For the settlers in Occupied Palestine, the act of dispossessing the Palestinians is a religious duty and a “divinely” mandated act and to bring about the final chapter or an important next stage in what started three or four or five thousand years ago and the Palestinians are a “type of pollution” or an “impediment” that must be removed for this major event to be actualized. When it comes to the Palestinians and their rights this same view is shared by many in the rightwing Christian movement but they also have a more pernicious agenda and eventual plan for Jews themselves. The final solution envisioned through a particular and disturbing reading of the biblical text calls for massacring the majority of the Jewish population while the remaining minority is saved because they agree to convert to Christianity. Those who use this biblical theology of dispossession are rationalizing death, massacres, and destruction with the authority placed at the footsteps of god, but no one can ask God directly whether He actually gave such permission or power. The more critical issue is that we witness individuals and groups speaking as if they are God rather than mere interpreters of the text, which, if taken appropriately, would allow multiple possibilities rather than a single one, thereby rationalizing a colonial, imperial, and dispossession-centered worldview.
In looking at Palestine-Palestinians today one can see the immediate link if not the actual language used to defend and accept their collective statelessness in the face of a “divinely” mandated state that distinctively emerged out of the “civilized modern.” At present, the Palestinians are standing in the path of the “superior human” represented by the distinctively evolved Zionist and at the same time opposing Western civilizational trajectory not to mention their “infantile” attachment to Islam and its “primitive war-like” traditions.
The Palestinians are a constant challenge to modernity with its multifaceted colonial entanglement in the post-colonial, even though Palestine itself is a never-ending colonial project.

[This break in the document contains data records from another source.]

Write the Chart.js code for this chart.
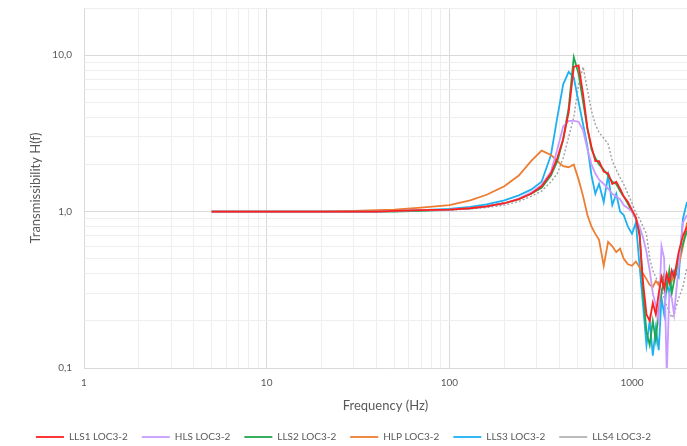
<!DOCTYPE html>
<html>
<head>
<meta charset="utf-8">
<script src="https://cdn.jsdelivr.net/npm/chart.js@4"></script>
<style>
  body { margin: 0; background: #fff; }
  #wrap { width: 687px; height: 446px; }
</style>
</head>
<body>
<div id="wrap"><canvas id="chart" width="687" height="446"></canvas></div>
<script>
// frequency points (Hz)
var freq = [5, 7, 10, 15, 20, 30, 40, 50, 70, 100,
  130, 160, 200, 240, 280, 320, 360, 390, 420, 450,
  480, 510, 540, 570, 600, 630, 660, 700, 740, 780,
  820, 860, 900, 950, 1000, 1050, 1100, 1150, 1200, 1250,
  1300, 1350, 1400, 1450, 1500, 1550, 1600, 1650, 1700, 1800,
  1900, 2000];

var lls1 = [1.0, 1.0, 1.0, 1.0, 1.0, 1.0, 1.0, 1.01, 1.02, 1.03,
  1.05, 1.08, 1.13, 1.2, 1.3, 1.45, 1.75, 2.2, 2.9, 4.3,
  8.4, 8.6, 5.6, 3.4, 2.6, 2.1, 2.1, 1.8, 1.75, 1.5,
  1.55, 1.4, 1.25, 1.15, 1.02, 0.92, 0.7, 0.35, 0.22, 0.2,
  0.26, 0.22, 0.3, 0.38, 0.32, 0.4, 0.35, 0.42, 0.38, 0.55,
  0.7, 0.8];

var hls = [1.0, 1.0, 1.0, 1.0, 1.0, 1.0, 1.0, 1.01, 1.02, 1.03,
  1.05, 1.08, 1.13, 1.21, 1.32, 1.48, 1.8, 2.5, 3.5, 3.8,
  3.8, 3.75, 3.3, 2.5, 2.0, 1.75, 1.6, 1.5, 1.4, 1.3,
  1.25, 1.2, 1.1, 1.05, 1.0, 0.9, 0.8, 0.68, 0.55, 0.42,
  0.3, 0.25, 0.2, 0.6, 0.5, 0.09, 0.3, 0.28, 0.22, 0.45,
  0.85, 0.95];

var lls2 = [1.0, 1.0, 1.0, 1.0, 1.0, 1.0, 1.0, 1.0, 1.01, 1.03,
  1.05, 1.08, 1.13, 1.2, 1.3, 1.42, 1.7, 2.1, 2.9, 4.6,
  9.7, 7.6, 5.0, 3.4, 2.5, 2.2, 2.0, 1.85, 1.7, 1.55,
  1.5, 1.35, 1.25, 1.12, 1.0, 0.9, 0.75, 0.3, 0.17, 0.14,
  0.2, 0.15, 0.24, 0.3, 0.38, 0.32, 0.42, 0.3, 0.36, 0.5,
  0.62, 0.75];

var hlp = [1.0, 1.0, 1.0, 1.0, 1.0, 1.01, 1.02, 1.03, 1.06, 1.1,
  1.18, 1.28, 1.45, 1.7, 2.1, 2.45, 2.3, 2.1, 1.95, 1.92,
  2.0, 1.6, 1.25, 0.95, 0.8, 0.72, 0.66, 0.45, 0.64, 0.6,
  0.55, 0.58, 0.5, 0.46, 0.45, 0.48, 0.44, 0.4, 0.37, 0.34,
  0.33, 0.36, 0.34, 0.36, 0.4, 0.37, 0.38, 0.36, 0.4, 0.45,
  0.6, 0.85];

var lls3 = [1.0, 1.0, 1.0, 1.0, 1.0, 1.0, 1.0, 1.01, 1.02, 1.04,
  1.07, 1.11, 1.18, 1.27, 1.38, 1.55, 2.3, 4.0, 6.5, 7.8,
  7.2, 5.0, 3.6, 2.6, 1.7, 1.3, 1.5, 1.15, 1.7, 1.1,
  1.3, 1.0, 0.95, 0.8, 0.72, 0.85, 0.45, 0.25, 0.14, 0.2,
  0.12, 0.18, 0.13, 0.28, 0.22, 0.35, 0.3, 0.38, 0.42, 0.38,
  0.9, 1.15];

var lls4 = [1.0, 1.0, 1.0, 1.0, 1.0, 1.0, 1.0, 1.0, 1.01, 1.02,
  1.04, 1.06, 1.1, 1.16, 1.25, 1.35, 1.55, 1.75, 2.2, 3.0,
  4.0, 6.5, 8.4, 6.0, 4.4, 3.6, 3.2, 2.95, 2.7, 2.1,
  1.85, 1.65, 1.5, 1.3, 1.13, 0.98, 0.9, 0.8, 0.72, 0.5,
  0.42, 0.38, 0.35, 0.32, 0.28, 0.25, 0.23, 0.21, 0.22, 0.28,
  0.33, 0.44];

var xTickValues = [1, 10, 100, 1000];
var xTickLabels = ['1', '10', '100', '1000'];
var yTickValues = [0.1, 1, 10];
var yTickLabels = ['0,1', '1,0', '10,0'];

var FONT = 'Lato, "Liberation Sans", sans-serif';
var TEXT = '#595959';

function pairs(values) {
  return freq.map(function(f, i) { return {x: f, y: values[i]}; });
}

// gridline positions: 1..9 per decade
function logGrid(min, max) {
  var out = [];
  for (var e = Math.floor(Math.log10(min)); Math.pow(10, e) <= max; e++) {
    for (var m = 1; m <= 9; m++) {
      var v = Number((m * Math.pow(10, e)).toPrecision(6));
      if (v >= min && v <= max) out.push({value: v});
    }
  }
  return out;
}

function isDecade(v) {
  var l = Math.log10(v);
  return Math.abs(l - Math.round(l)) < 1e-9;
}

function labelFor(values, labels, v) {
  for (var i = 0; i < values.length; i++) {
    if (Math.abs(values[i] - v) < 1e-9) return labels[i];
  }
  return '';
}

function gridColor(ctx) {
  return ctx.tick && isDecade(ctx.tick.value) ? '#d9d9d9' : '#eeeeee';
}

function line(label, values, color, dash) {
  return {
    label: label,
    data: pairs(values),
    borderColor: color,
    backgroundColor: color,
    borderWidth: dash ? 1.4 : 1.8,
    borderDash: dash || [],
    pointRadius: 0,
    tension: 0
  };
}

new Chart(document.getElementById('chart').getContext('2d'), {
  type: 'line',
  data: {
    datasets: [
      line('LLS1 LOC3-2', lls1, '#FF2020'),
      line('HLS LOC3-2', hls, '#C99BFF'),
      line('LLS2 LOC3-2', lls2, '#20A84F'),
      line('HLP LOC3-2', hlp, '#ED7D31'),
      line('LLS3 LOC3-2', lls3, '#1EB0F0'),
      line('LLS4 LOC3-2', lls4, '#A0A0A0', [2, 2])
    ]
  },
  options: {
    responsive: false,
    animation: false,
    layout: { padding: { top: 8, right: 0, left: 0, bottom: -6 } },
    plugins: {
      tooltip: { enabled: false },
      legend: {
        position: 'bottom',
        labels: {
          usePointStyle: true,
          pointStyle: 'line',
          pointStyleWidth: 28,
          boxWidth: 28,
          padding: 14,
          color: TEXT,
          font: { family: FONT, size: 10 }
        }
      }
    },
    scales: {
      x: {
        type: 'logarithmic',
        min: 1,
        max: 2000,
        border: { display: false },
        grid: { color: gridColor, drawTicks: false },
        afterBuildTicks: function(scale) { scale.ticks = logGrid(1, 2000); },
        afterFit: function(scale) {
          scale.height = 50;
          scale.paddingLeft = 0;
          scale.paddingRight = 0;
        },
        ticks: {
          autoSkip: false,
          maxRotation: 0,
          padding: 9,
          color: TEXT,
          font: { family: FONT, size: 10 },
          callback: function(v) { return labelFor(xTickValues, xTickLabels, v); }
        },
        title: {
          display: true,
          text: 'Frequency (Hz)',
          color: TEXT,
          font: { family: FONT, size: 13 },
          padding: { top: 0, bottom: 4 }
        }
      },
      y: {
        type: 'logarithmic',
        min: 0.1,
        max: 20,
        border: { display: false },
        grid: { color: gridColor, drawTicks: false },
        afterBuildTicks: function(scale) { scale.ticks = logGrid(0.1, 20); },
        afterFit: function(scale) {
          scale.width = 84;
          scale.paddingTop = 0;
          scale.paddingBottom = 0;
        },
        ticks: {
          autoSkip: false,
          padding: 12,
          color: TEXT,
          font: { family: FONT, size: 10 },
          callback: function(v) { return labelFor(yTickValues, yTickLabels, v); }
        },
        title: {
          display: true,
          text: 'Transmissibility H(f)',
          color: TEXT,
          font: { family: FONT, size: 13 },
          padding: { top: 28, bottom: 0 }
        }
      }
    }
  }
});
</script>
</body>
</html>
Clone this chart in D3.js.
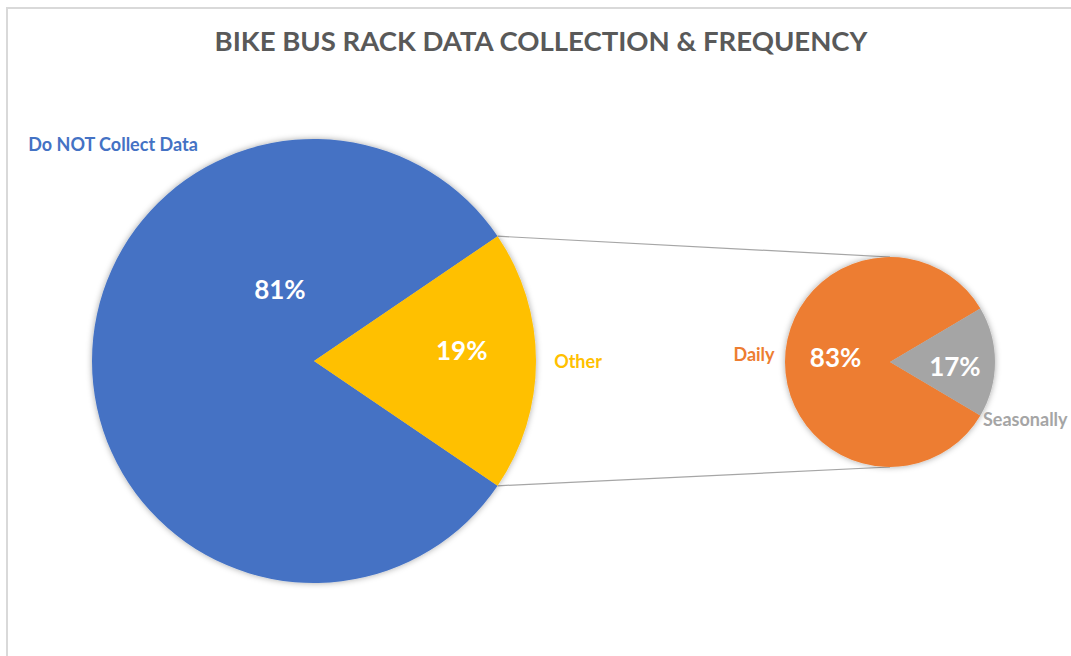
<!DOCTYPE html>
<html>
<head>
<meta charset="utf-8">
<script src="https://cdn.jsdelivr.net/npm/d3@7"></script>
<style>
  html, body { margin: 0; padding: 0; background: #ffffff; }
  svg { display: block; font-family: Lato, "Open Sans", sans-serif; }
</style>
</head>
<body>
<svg id="chart" width="1071" height="656"></svg>
<script>
// ---- data ----
const mainCategories = ["Do NOT Collect Data", "Other"];
const mainValues = [81, 19];
const mainColors = ["#4472C4", "#FFC000"];

const subCategories = ["Daily", "Seasonally"];
const subValues = [83, 17];
const subColors = ["#ED7D31", "#A5A5A5"];

const titleText = "BIKE BUS RACK DATA COLLECTION & FREQUENCY";

// ---- layout ----
const W = 1071, H = 656;
const main = { cx: 314, cy: 361, r: 222 };
const sub = { cx: 890, cy: 362, r: 105 };

const svg = d3.select("#chart");

// shadow filter
const defs = svg.append("defs");
const f = defs.append("filter").attr("id", "shadow")
  .attr("x", "-20%").attr("y", "-20%").attr("width", "140%").attr("height", "140%");
f.append("feDropShadow").attr("dx", 0).attr("dy", 0).attr("stdDeviation", 3)
  .attr("flood-color", "#000").attr("flood-opacity", 0.35);

// chart frame
svg.append("rect").attr("x", 7).attr("y", 8).attr("width", W + 20).attr("height", H + 20)
  .attr("fill", "#fff").attr("stroke", "#d9d9d9").attr("stroke-width", 2);

// title
const title = svg.append("text").attr("x", 541).attr("y", 51)
  .attr("text-anchor", "middle").attr("fill", "#595959")
  .attr("font-weight", 700).attr("font-size", 26).text(titleText);
(function fit(t, target) {
  const w = t.node().getComputedTextLength();
  const fs = +t.attr("font-size");
  t.attr("font-size", fs * target / w);
})(title, 653);

// pie generators: the split slice (last) is centred on 3 o'clock
function piePositioned(values) {
  const total = d3.sum(values);
  const lastFrac = values[values.length - 1] / total;
  const start = Math.PI / 2 - lastFrac * Math.PI - (1 - lastFrac) * 2 * Math.PI;
  return d3.pie().sort(null).startAngle(start).endAngle(start + 2 * Math.PI)(values);
}

const mainArcs = piePositioned(mainValues);
const subArcs = piePositioned(subValues);

// connector lines from the split slice edges to top/bottom of second pie
const other = mainArcs[1];
function pt(c, a) { return [c.cx + c.r * Math.sin(a), c.cy - c.r * Math.cos(a)]; }
const pTop = pt(main, other.startAngle);
const pBot = pt(main, other.endAngle);
const lines = [
  [pTop, [sub.cx, sub.cy - sub.r]],
  [pBot, [sub.cx, sub.cy + sub.r]]
];
svg.append("g").selectAll("line").data(lines).join("line")
  .attr("x1", d => d[0][0]).attr("y1", d => d[0][1])
  .attr("x2", d => d[1][0]).attr("y2", d => d[1][1])
  .attr("stroke", "#a6a6a6").attr("stroke-width", 1.2);

// main pie
const arcMain = d3.arc().innerRadius(0).outerRadius(main.r);
svg.append("g").attr("transform", `translate(${main.cx},${main.cy})`)
  .attr("filter", "url(#shadow)")
  .selectAll("path").data(mainArcs).join("path")
  .attr("d", arcMain).attr("fill", (d, i) => mainColors[i]);

// sub pie
const arcSub = d3.arc().innerRadius(0).outerRadius(sub.r);
svg.append("g").attr("transform", `translate(${sub.cx},${sub.cy})`)
  .attr("filter", "url(#shadow)")
  .selectAll("path").data(subArcs).join("path")
  .attr("d", arcSub).attr("fill", (d, i) => subColors[i]);

// percent labels (polar placement: angle in degrees clockwise from top, radius fraction)
const pctPlace = {
  main: [{ a: -25.6, f: 0.355 }, { a: 86, f: 0.667 }],
  sub: [{ a: -86, f: 0.52 }, { a: 94, f: 0.62 }]
};
function polar(c, p) {
  const a = p.a * Math.PI / 180;
  return [c.cx + c.r * p.f * Math.sin(a), c.cy - c.r * p.f * Math.cos(a)];
}
function pctText(c, vals, places) {
  const tot = d3.sum(vals);
  vals.forEach((v, i) => {
    const [x, y] = polar(c, places[i]);
    svg.append("text").attr("x", x).attr("y", y).attr("dy", "0.35em")
      .attr("text-anchor", "middle").attr("fill", "#ffffff")
      .attr("font-size", 26).attr("font-weight", 700)
      .text(Math.round(v / tot * 100) + "%");
  });
}
pctText(main, mainValues, pctPlace.main);
pctText(sub, subValues, pctPlace.sub);

// category labels
const catPlace = {
  main: [{ dx: -201, dy: -216, anchor: "middle" }, { dx: 264, dy: 1, anchor: "middle" }],
  sub: [{ dx: -136, dy: -7, anchor: "middle" }, { dx: 93, dy: 58, anchor: "start" }]
};
function catText(c, cats, colors, places) {
  cats.forEach((name, i) => {
    const p = places[i];
    svg.append("text").attr("x", c.cx + p.dx).attr("y", c.cy + p.dy).attr("dy", "0.35em")
      .attr("text-anchor", p.anchor).attr("fill", colors[i])
      .attr("font-size", 18).attr("font-weight", 700).text(name);
  });
}
catText(main, mainCategories, mainColors, catPlace.main);
catText(sub, subCategories, subColors, catPlace.sub);
</script>
</body>
</html>
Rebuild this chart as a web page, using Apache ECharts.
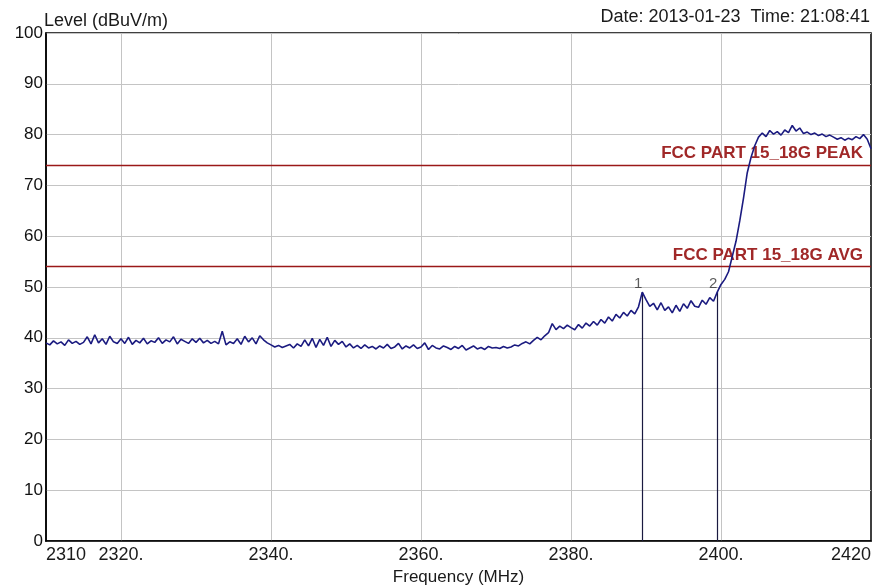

Palestine’s entanglement with the modern colonial comes at a critical juncture in the history of colonization, as it was coming to an end in much of the world, it actually begins to take hold with the Zionist project. From a particular reading of history, Palestine and its people represent a fixed challenge to the modern progress narrative, a feature that can be located in the distant past and in the Canaanites of ancient times who refused to get out of the way and exit stage left to allow for the massive civilizational project to move forward.